The Friends School Plant Sale also has a kumquat tree, fig tree and twelve kinds of eggplant.

Urban Apple Tree Coming My Way!

This winter I ordered a Red Colonnade Apple Tree from Spring Hill Nursery.  I was, and still am, amazed that an apple tree can take up so little space, and impulse-bought with immediacy.  The width required of normal trees is just not do-able in our .005 acres of yard space.  This tree, however, only needs a TWO FOOT diameter.  That’s smaller than some of the okra and tomato plants I’m growing!

I haven’t decided where to plant it, yet, but I found out this morning that they’re shipping it out today!  I’ve decided I won’t keep it in a container so I don’t have to mess with it in the winter and I won’t have to fertilize it as much.

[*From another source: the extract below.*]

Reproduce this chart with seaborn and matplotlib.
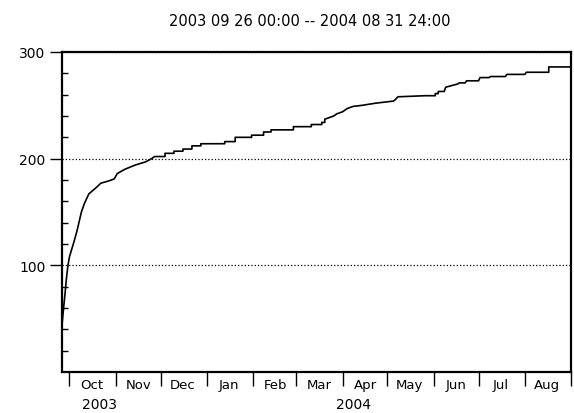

I noticed Erica over at Northwest Edible Life posted about her backyard orchard, and I have to say I’m really excited about taking some time to read up on this approach to a fruit orchard.  I *might* be able to do one of the “quartets” in my back yard, which would be amazing!

Spring Hill Nursery also shipped my order of Cabot Strawberries, which I will be putting in my raised bed to deter some of the local critters (who, incidentally, ate ALL my strawberries last year), and Heritage Red Raspberries, the location of which I have not decided on.

Fritz Haeg’s Edible Estates

One big inspiration for me is Fritz Haeg’s project Edible Estates, where he created prototype gardens around the world to feed the masses. I am a bit worried about the aesthetics of my front yard after this whole debacle (especially early in the summer when there isn’t too much green yet), and so his project will provide me with ideas for the lay-out of my own lawn.  Number 6 (the Estate in Baltimore, Maryland) is the “canvas” that I think most resembles my own: rectangular and flat.  Although, obviously, they have a bit warmer climate (zone 7!  Lucky jerks!) so I’ll be looking at it more for aesthetic qualities than the actual plant life.